___ DATASET SECTION ___

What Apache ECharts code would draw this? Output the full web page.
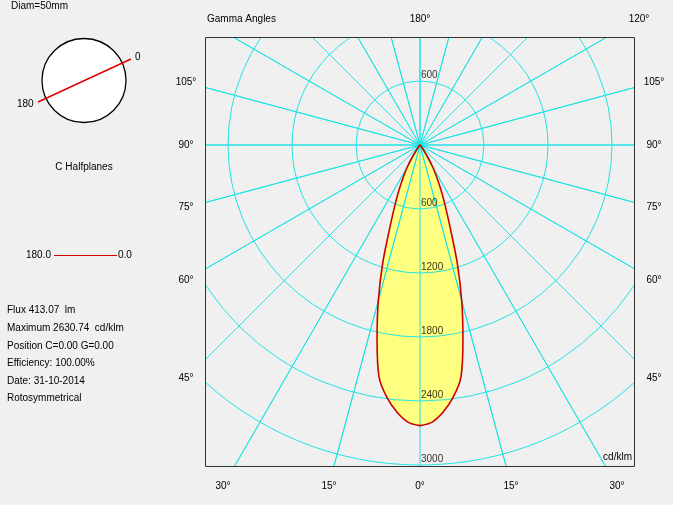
<!DOCTYPE html>
<html>
<head>
<meta charset="utf-8">
<script src="https://cdn.jsdelivr.net/npm/echarts@6/dist/echarts.min.js"></script>
<style>
html,body{margin:0;padding:0;background:#f0f0f0;}
#chart{width:673px;height:505px;}
</style>
</head>
<body>
<div id="chart"></div>
<script>
// ---- data ----
var gammaAngles = [0, 2.5, 5, 7.5, 10, 12.5, 15, 17.5, 20, 22.5, 25, 27.5, 30, 32.5, 35, 37.5, 40, 45, 60, 90, 120, 150, 180];
var intensity   = [2631, 2600, 2510, 2385, 2210, 1860, 1510, 1165, 830, 620, 466, 340, 238, 138, 70, 30, 10, 0, 0, 0, 0, 0, 0];
var radiusTicks = [600, 1200, 1800, 2400, 3000];
var upperTicks  = [600];
var gridAngles  = [0, 15, 30, 45, 60, 75, 90, 105, 120, 135, 150, 165, 180, 195, 210, 225, 240, 255, 270, 285, 300, 315, 330, 345];
var sideAngleLabels   = ['105°', '90°', '75°', '60°', '45°'];
var bottomAngleLabels = ['30°', '15°', '0°', '15°', '30°'];
var topAngleLabels    = ['180°', '120°'];
var infoLines = ['Flux 413.07  lm', 'Maximum 2630.74  cd/klm', 'Position C=0.00 G=0.00', 'Efficiency: 100.00%', 'Date: 31-10-2014', 'Rotosymmetrical'];
var legendLeft = '180.0', legendRight = '0.0';

// ---- layout ----
var CX = 420, CY = 145;
var PX_PER_600 = 64;
var OUTER_PX = 420;
var RADIUS_MAX = OUTER_PX / PX_PER_600 * 600;
var BG = '#f0f0f0', CYAN = '#22e3e3', RED = '#cc0000';
var FONT = '10px "Liberation Sans", Arial, sans-serif';
var sideY = [82, 145, 207, 280, 378];
var bottomX = [223, 329, 420, 511, 617];
var topX = [420, 639];

var ringColors = [];
for (var c = 0; c < 12; c++) ringColors.push(c <= radiusTicks.length ? CYAN : 'rgba(0,0,0,0)');

var spokes = [];
gridAngles.forEach(function (a) { spokes.push([RADIUS_MAX, a]); spokes.push([0, a]); });

var curve = [];
for (var i = 0; i < gammaAngles.length; i++) curve.push([intensity[i], gammaAngles[i]]);
for (var j = gammaAngles.length - 1; j >= 0; j--) curve.push([intensity[j], 360 - gammaAngles[j]]);

var labelPts = radiusTicks.map(function (r) { return [r, 0]; })
  .concat(upperTicks.map(function (r) { return [r, 180]; }));

function txt(t, x, y, align, valign, z) {
  return { type: 'text', z: z || 20, silent: true,
    style: { text: t, x: x, y: y, fill: '#000', font: FONT,
      align: align || 'center', verticalAlign: valign || 'middle',
      textAlign: align || 'center', textVerticalAlign: valign || 'middle' } };
}
function hid() { return { show: false }; }

var graphics = [
  { type: 'rect', z: 10, silent: true, shape: { x: 0, y: 0, width: 205, height: 505 }, style: { fill: BG } },
  { type: 'rect', z: 10, silent: true, shape: { x: 635, y: 0, width: 38, height: 505 }, style: { fill: BG } },
  { type: 'rect', z: 10, silent: true, shape: { x: 0, y: 0, width: 673, height: 37 }, style: { fill: BG } },
  { type: 'rect', z: 10, silent: true, shape: { x: 0, y: 467, width: 673, height: 38 }, style: { fill: BG } },
  { type: 'rect', z: 15, silent: true, shape: { x: 205.5, y: 37.5, width: 429, height: 429 }, style: { fill: null, stroke: '#333', lineWidth: 1 } },
  { type: 'circle', z: 15, silent: true, shape: { cx: 84, cy: 80.5, r: 42 }, style: { fill: '#fff', stroke: '#000', lineWidth: 1.3 } },
  { type: 'line', z: 16, silent: true, shape: { x1: 38, y1: 102, x2: 131, y2: 59 }, style: { stroke: '#e00000', lineWidth: 1.5 } },
  txt('Diam=50mm', 11, 6.5, 'left'),
  txt('0', 135, 57, 'left'),
  txt('180', 17, 104, 'left'),
  txt('C Halfplanes', 84, 167, 'center'),
  txt(legendLeft, 51, 255, 'right'),
  { type: 'line', z: 16, silent: true, shape: { x1: 54, y1: 255.5, x2: 117, y2: 255.5 }, style: { stroke: '#d40000', lineWidth: 1.2 } },
  txt(legendRight, 118, 255, 'left'),
  txt('Gamma Angles', 207, 19, 'left'),
  txt('cd/klm', 632, 457, 'right')
];
infoLines.forEach(function (t, k) { graphics.push(txt(t, 7, 310.7 + k * 17.6, 'left')); });
sideAngleLabels.forEach(function (t, k) {
  graphics.push(txt(t, 186, sideY[k], 'center'));
  graphics.push(txt(t, 654, sideY[k], 'center'));
});
bottomAngleLabels.forEach(function (t, k) { graphics.push(txt(t, bottomX[k], 486, 'center')); });
topAngleLabels.forEach(function (t, k) { graphics.push(txt(t, topX[k], 19, 'center')); });

var option = {
  backgroundColor: BG,
  animation: false,
  polar: { center: [CX, CY], radius: OUTER_PX },
  angleAxis: { type: 'value', min: 0, max: 360, startAngle: 270,
    axisLine: hid(), axisTick: hid(), axisLabel: hid(), splitLine: hid() },
  radiusAxis: { type: 'value', min: 0, max: RADIUS_MAX, interval: 600,
    axisLine: hid(), axisTick: hid(), axisLabel: hid(),
    splitLine: { show: true, lineStyle: { color: ringColors, width: 1 } }, z: 3 },
  series: [
    { type: 'line', coordinateSystem: 'polar', data: curve, symbol: 'none',
      smooth: 0.3, z: 1, silent: true,
      lineStyle: { opacity: 0 }, areaStyle: { color: '#ffff80', opacity: 1 } },
    { type: 'line', coordinateSystem: 'polar', data: spokes, symbol: 'none',
      z: 3, silent: true, lineStyle: { color: CYAN, width: 1 } },
    { type: 'line', coordinateSystem: 'polar', data: curve, symbol: 'none',
      smooth: 0.3, z: 4, silent: true,
      lineStyle: { color: RED, width: 1.6 } },
    { type: 'scatter', coordinateSystem: 'polar', data: labelPts, symbolSize: 0,
      z: 5, silent: true, itemStyle: { color: 'rgba(0,0,0,0)' },
      label: { show: true, position: [1, -1], align: 'left', verticalAlign: 'bottom',
        color: '#000', fontSize: 10, fontFamily: '"Liberation Sans", Arial, sans-serif',
        formatter: function (p) { return String(p.value[0]); } } }
  ],
  graphic: graphics
};
var chart = echarts.init(document.getElementById('chart'), null, { renderer: 'canvas' });
chart.setOption(option);
</script>
</body>
</html>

___

Strip out the pictures and quote the remaining data word for word.

What Apache ECharts code would draw this? Output the full web page.
<!DOCTYPE html>
<html>
<head>
<meta charset="utf-8">
<script src="https://cdn.jsdelivr.net/npm/echarts@6/dist/echarts.min.js"></script>
<style>
html,body{margin:0;padding:0;background:#f0f0f0;}
#chart{width:673px;height:505px;}
</style>
</head>
<body>
<div id="chart"></div>
<script>
// ---- data ----
var gammaAngles = [0, 2.5, 5, 7.5, 10, 12.5, 15, 17.5, 20, 22.5, 25, 27.5, 30, 32.5, 35, 37.5, 40, 45, 60, 90, 120, 150, 180];
var intensity   = [2631, 2600, 2510, 2385, 2210, 1860, 1510, 1165, 830, 620, 466, 340, 238, 138, 70, 30, 10, 0, 0, 0, 0, 0, 0];
var radiusTicks = [600, 1200, 1800, 2400, 3000];
var upperTicks  = [600];
var gridAngles  = [0, 15, 30, 45, 60, 75, 90, 105, 120, 135, 150, 165, 180, 195, 210, 225, 240, 255, 270, 285, 300, 315, 330, 345];
var sideAngleLabels   = ['105°', '90°', '75°', '60°', '45°'];
var bottomAngleLabels = ['30°', '15°', '0°', '15°', '30°'];
var topAngleLabels    = ['180°', '120°'];
var infoLines = ['Flux 413.07  lm', 'Maximum 2630.74  cd/klm', 'Position C=0.00 G=0.00', 'Efficiency: 100.00%', 'Date: 31-10-2014', 'Rotosymmetrical'];
var legendLeft = '180.0', legendRight = '0.0';

// ---- layout ----
var CX = 420, CY = 145;
var PX_PER_600 = 64;
var OUTER_PX = 420;
var RADIUS_MAX = OUTER_PX / PX_PER_600 * 600;
var BG = '#f0f0f0', CYAN = '#22e3e3', RED = '#cc0000';
var FONT = '10px "Liberation Sans", Arial, sans-serif';
var sideY = [82, 145, 207, 280, 378];
var bottomX = [223, 329, 420, 511, 617];
var topX = [420, 639];

var ringColors = [];
for (var c = 0; c < 12; c++) ringColors.push(c <= radiusTicks.length ? CYAN : 'rgba(0,0,0,0)');

var spokes = [];
gridAngles.forEach(function (a) { spokes.push([RADIUS_MAX, a]); spokes.push([0, a]); });

var curve = [];
for (var i = 0; i < gammaAngles.length; i++) curve.push([intensity[i], gammaAngles[i]]);
for (var j = gammaAngles.length - 1; j >= 0; j--) curve.push([intensity[j], 360 - gammaAngles[j]]);

var labelPts = radiusTicks.map(function (r) { return [r, 0]; })
  .concat(upperTicks.map(function (r) { return [r, 180]; }));

function txt(t, x, y, align, valign, z) {
  return { type: 'text', z: z || 20, silent: true,
    style: { text: t, x: x, y: y, fill: '#000', font: FONT,
      align: align || 'center', verticalAlign: valign || 'middle',
      textAlign: align || 'center', textVerticalAlign: valign || 'middle' } };
}
function hid() { return { show: false }; }

var graphics = [
  { type: 'rect', z: 10, silent: true, shape: { x: 0, y: 0, width: 205, height: 505 }, style: { fill: BG } },
  { type: 'rect', z: 10, silent: true, shape: { x: 635, y: 0, width: 38, height: 505 }, style: { fill: BG } },
  { type: 'rect', z: 10, silent: true, shape: { x: 0, y: 0, width: 673, height: 37 }, style: { fill: BG } },
  { type: 'rect', z: 10, silent: true, shape: { x: 0, y: 467, width: 673, height: 38 }, style: { fill: BG } },
  { type: 'rect', z: 15, silent: true, shape: { x: 205.5, y: 37.5, width: 429, height: 429 }, style: { fill: null, stroke: '#333', lineWidth: 1 } },
  { type: 'circle', z: 15, silent: true, shape: { cx: 84, cy: 80.5, r: 42 }, style: { fill: '#fff', stroke: '#000', lineWidth: 1.3 } },
  { type: 'line', z: 16, silent: true, shape: { x1: 38, y1: 102, x2: 131, y2: 59 }, style: { stroke: '#e00000', lineWidth: 1.5 } },
  txt('Diam=50mm', 11, 6.5, 'left'),
  txt('0', 135, 57, 'left'),
  txt('180', 17, 104, 'left'),
  txt('C Halfplanes', 84, 167, 'center'),
  txt(legendLeft, 51, 255, 'right'),
  { type: 'line', z: 16, silent: true, shape: { x1: 54, y1: 255.5, x2: 117, y2: 255.5 }, style: { stroke: '#d40000', lineWidth: 1.2 } },
  txt(legendRight, 118, 255, 'left'),
  txt('Gamma Angles', 207, 19, 'left'),
  txt('cd/klm', 632, 457, 'right')
];
infoLines.forEach(function (t, k) { graphics.push(txt(t, 7, 310.7 + k * 17.6, 'left')); });
sideAngleLabels.forEach(function (t, k) {
  graphics.push(txt(t, 186, sideY[k], 'center'));
  graphics.push(txt(t, 654, sideY[k], 'center'));
});
bottomAngleLabels.forEach(function (t, k) { graphics.push(txt(t, bottomX[k], 486, 'center')); });
topAngleLabels.forEach(function (t, k) { graphics.push(txt(t, topX[k], 19, 'center')); });

var option = {
  backgroundColor: BG,
  animation: false,
  polar: { center: [CX, CY], radius: OUTER_PX },
  angleAxis: { type: 'value', min: 0, max: 360, startAngle: 270,
    axisLine: hid(), axisTick: hid(), axisLabel: hid(), splitLine: hid() },
  radiusAxis: { type: 'value', min: 0, max: RADIUS_MAX, interval: 600,
    axisLine: hid(), axisTick: hid(), axisLabel: hid(),
    splitLine: { show: true, lineStyle: { color: ringColors, width: 1 } }, z: 3 },
  series: [
    { type: 'line', coordinateSystem: 'polar', data: curve, symbol: 'none',
      smooth: 0.3, z: 1, silent: true,
      lineStyle: { opacity: 0 }, areaStyle: { color: '#ffff80', opacity: 1 } },
    { type: 'line', coordinateSystem: 'polar', data: spokes, symbol: 'none',
      z: 3, silent: true, lineStyle: { color: CYAN, width: 1 } },
    { type: 'line', coordinateSystem: 'polar', data: curve, symbol: 'none',
      smooth: 0.3, z: 4, silent: true,
      lineStyle: { color: RED, width: 1.6 } },
    { type: 'scatter', coordinateSystem: 'polar', data: labelPts, symbolSize: 0,
      z: 5, silent: true, itemStyle: { color: 'rgba(0,0,0,0)' },
      label: { show: true, position: [1, -1], align: 'left', verticalAlign: 'bottom',
        color: '#000', fontSize: 10, fontFamily: '"Liberation Sans", Arial, sans-serif',
        formatter: function (p) { return String(p.value[0]); } } }
  ],
  graphic: graphics
};
var chart = echarts.init(document.getElementById('chart'), null, { renderer: 'canvas' });
chart.setOption(option);
</script>
</body>
</html>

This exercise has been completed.